M100 has received considerable observational attention by astronomers in recent years for a variety of good reasons. Being the brightest and one of the closest of the Virgo galaxies its structure has invited detailed telescopic scrutiny of its structure and has provided astronomers with important insights regarding the interplay of galaxy dynamics and star formation. M100 is a spiral with a very pronounced nuclear bar at its center and a large prominent circumnuclear star forming ring (CNR). Astronomers now recognize that barred systems are the precursors of the nuclear ring phenomenon.
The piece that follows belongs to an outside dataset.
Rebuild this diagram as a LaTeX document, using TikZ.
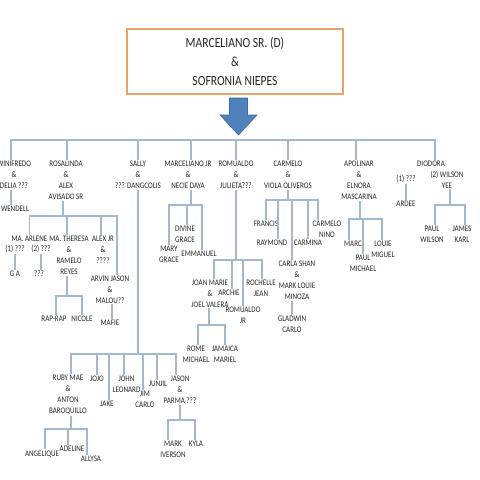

Observational evidence and computer simulations have shown that bars provide the mechanism for transporting interstellar gas into the central regions of galaxies.

The presence of a bar is believed to place a substantial gravitational torque on the galaxy's disk components. The torque is of such a degree that the dynamics of matter distribution within the galactic disk becomes dramatically altered. The outcome is that gas and stars tend to collect in so called "resonance rings" which form along the inner and sometimes outer regions of the disk. The innermost resonance ring forms a narrow band around the central 3000 light years of the galactic nucleus and is known as the Inner Linblad Resonance (ILR). Gaseous and stellar matter from the disk becomes redistributed into the ILR. The effect of gas rushing into the tight space of the inner resonance ring sets in motion the collapse of molecular clouds and triggers the formation of large numbers of stars. The starbursts can occur randomly throughout the CNR and span different time epochs which may overlap. Observations of the CNR of M100 reveal populations of new stars from time periods ranging from 15 to 25 million years ago. Some areas in CNR of M100 have continuously formed stars for the last 100 million years.

A Type 1a supernova was discovered in M100 on Febuary 4th 2006 by the Japanese amateur astronomer Shoji Suzuki and Italian astronomer Marco Migliardi. SN2006X is a type 1a supernova and the 5th discovered in M100 since 1900. The others were SN 1901B, SN 1914A, SN 1959E, and SN 1979C. The most commonly accepted explanation for type 1a SN is that they are the outcome of a carbon-oxygen white dwarf accreting matter from a nearby companion star, typically a red giant.